Whereas he composed some of his cello concertos for aristocratic amateurs it seems likely that the bassoon concertos were intended for professional players. It is unlikely that there were many amateurs who played this instrument. Some may have been written for the girls of the Ospedale della Pietà in Venice but there is no concrete information about the playing of the bassoon in this institution. Sergio Azzolini, in his liner-notes, suggests that some of the school's oboists may also have been able to play the bassoon. He also mentions two professionals to whom Vivaldi was in contact, one of them a member of the orchestra of Count Morzin in Prague, to whom Vivaldi dedicated his Four Seasons concertos. It is notable that several other members of the count's orchestra also composed bassoon concertos, which show Vivaldi's influence.
The six concertos included here have an identical texture: three movements (fast - slow - fast) in ritornello form. The strings are involved in all movements, except the largo from the Concerto in C (RV 469) which is for bassoon and basso continuo only. The other Concerto in C (RV 473) stands out for its last movement being a minuet with variations, a rarity in Vivaldi's oeuvre. Four of Vivaldi's bassoon concertos - among them the Concerto in a minor (RV 500) - also exist as concertos for oboe. The addition ‘per fagotto ridotto’ or ‘accomodato per hautboy’ to these concertos indicates that the bassoon versions came first.

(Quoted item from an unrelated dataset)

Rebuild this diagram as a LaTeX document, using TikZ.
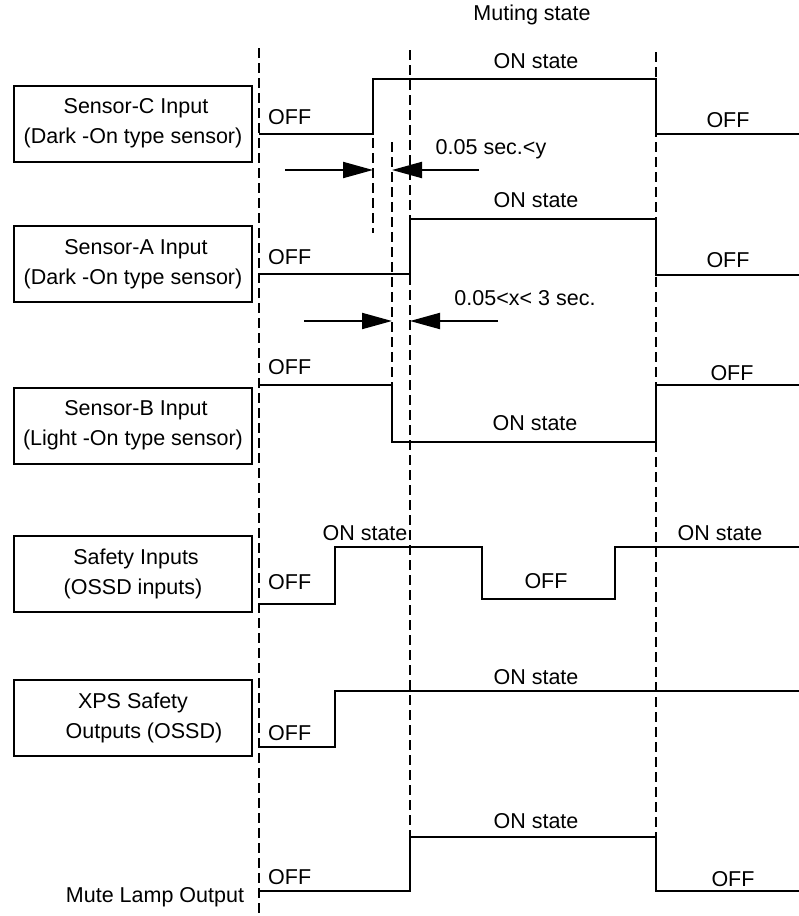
\documentclass[tikz,border=0pt]{standalone}
\usepackage{fontspec}
\setmainfont{Liberation Sans}
\usetikzlibrary{positioning, arrows.meta}
\tikzset{label box/.style={draw,line width=2pt,minimum width=238pt,minimum height=76pt,inner sep=0pt,align=center,font=\fontsize{21.5}{30}\selectfont}}
\tikzset{state/.style={inner sep=0pt,font=\fontsize{21.5}{25}\selectfont}}
\tikzset{signal/.style={line width=2.4pt}}
\tikzset{guide/.style={line width=2.2pt,dash pattern=on 10pt off 5pt}}
\tikzset{gap arrow/.style={line width=2pt,-{Triangle[length=30pt,width=16pt]}}}

\begin{document}
\begin{tikzpicture}[x=1pt,y=-1pt]
\useasboundingbox (0,0) rectangle (799,916);

% signal names
\node[label box] (C) at (133,123.5) {\hspace*{6pt}Sensor-C Input\\(Dark -On type sensor)};
\node[label box] (A) at (133,264) {\hspace*{6pt}Sensor-A Input\\(Dark -On type sensor)};
\node[label box] (B) at (133,425.5) {\hspace*{6pt}Sensor-B Input\\(Light -On type sensor)};
\node[label box] (S) at (133,574) {\hspace*{6pt}Safety Inputs\\(OSSD inputs)};
\node[label box] (X) at (133,717.5) {XPS Safety\\\hspace*{22pt}Outputs (OSSD)};
\node[state] (M) at (155,897) {Mute Lamp Output};

% time marks
\foreach \x/\top/\bot in {259/48/916, 410/50/837, 656/52/837, 373/138/233, 392/142/385}
  \draw[guide] (\x,\top) -- (\x,\bot);

% waveforms
\draw[signal] (259,134) -- (373,134) -- (373,79) -- (656,79) -- (656,134) -- (799,134);
\draw[signal] (259,274) -- (410,274) -- (410,219) -- (656,219) -- (656,275) -- (799,275);
\draw[signal] (259,385) -- (392,385) -- (392,442) -- (656,442) -- (656,385) -- (799,385);
\draw[signal] (259,604) -- (335,604) -- (335,547) -- (482,547) -- (482,599) -- (615,599) -- (615,547) -- (799,547);
\draw[signal] (259,747) -- (335,747) -- (335,691) -- (799,691);
\draw[signal] (259,891) -- (410,891) -- (410,837) -- (656,837) -- (656,891) -- (799,891);

% states
\node[state] (mute) at (532,15) {Muting state};
\node[state] (c on) at (536,61) {ON state};
\node[state, anchor=west] (c off) at (268,117) {OFF};
\node[state] (c off2) at (728,120) {OFF};
\node[state] (y gap) at (491,149) {0.05 sec.<y};
\node[state] (a on) at (536,200) {ON state};
\node[state, anchor=west] (a off) at (268,257) {OFF};
\node[state] (a off2) at (728,260) {OFF};
\node[state] (x gap) at (525,298) {0.05<x< 3 sec.};
\node[state, anchor=west] (b off) at (268,367) {OFF};
\node[state] (b off2) at (732,373) {OFF};
\node[state] (b on) at (535,423) {ON state};
\node[state] (s on) at (365,533) {ON state};
\node[state, anchor=west] (s off) at (268,582) {OFF};
\node[state] (s off2) at (546,581) {OFF};
\node[state] (s on2) at (720,533) {ON state};
\node[state] (x on) at (536,677) {ON state};
\node[state, anchor=west] (x off) at (268,733) {OFF};
\node[state] (m on) at (536,821) {ON state};
\node[state, anchor=west] (m off) at (268,877) {OFF};
\node[state] (m off2) at (733,879) {OFF};

% delay arrows
\coordinate (y1) at (285,170);
\coordinate (y2) at (373,170);
\coordinate (y3) at (392,170);
\coordinate (y4) at (479,170);
\coordinate (x1) at (304,321);
\coordinate (x2) at (392,321);
\coordinate (x3) at (410,321);
\coordinate (x4) at (498,321);
\draw[gap arrow] (y1) -- (y2);
\draw[gap arrow] (y4) -- (y3);
\draw[gap arrow] (x1) -- (x2);
\draw[gap arrow] (x4) -- (x3);
\end{tikzpicture}
\end{document}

There is quite some variety among the concertos on this disc. The opening movement of the Concerto in C (RV 469) includes percussionistic figures and fanfare motifs. The closing movement opens with a passage in which bassoon and strings play in unison. In the largo from the Concerto in F (RV 492) Azzolini sees similarities with some of Vivaldi's sacred works, for instance the famous Magnificat (RV 600). Is this the reason that this movement opens with a short organ solo? In this movement the strings mostly play long chords over which the bassoon weaves a web of coloratura. In the larghetto from the Concerto in a minor (RV 498) the strings also play mostly chords. This concerto is characterised by a strong amount of intimacy, largely due to the strings playing piano sempre, as the first movement requires. Azzolini sees here “the intense melancholy of a Venetian winter”. This concerto, indeed, shows some similarity with the Winter concerto from the Four Seasons.
The Concerto in G (RV 492) has an unmistakably theatrical character. Azzolini mentions the sudden changes between major and minor keys, and to this one can add the strong dynamic contrasts. The closing allegro ends pianissimo. The last two concertos are especially notable for the expressive character of the respective slow movements. In particular the largo from the Concerto in C (RV 473) is a wonderful piece.
This is the fourth volume in a series with the complete bassoon concertos. With this disc the total of recorded concertos reaches twenty. That means that we still have three discs to go before the complete bassoon concertos are available on disc. If you have the previous three discs in your collection you certainly want to add this one and the forthcoming three. Sergio Azzolini is one of the world’s most renowned players of the baroque bassoon and he delivers outstanding performances here. He can play with full power in some of the fast movements, but also brings supreme lyricism to the more intimate and expressive pieces. He receives fine support from the ensemble which plays with eight violins, two violas, two cellos, double bass, various plucked instruments, harpsichord and organ. Although a line-up of eight violins is probably tenable from a historical point of view I would prefer a smaller ensemble for musical reasons. However, that seems more a matter of taste than based on historical evidence.
This disc is another splendid addition to Naïve's admirable Vivaldi project.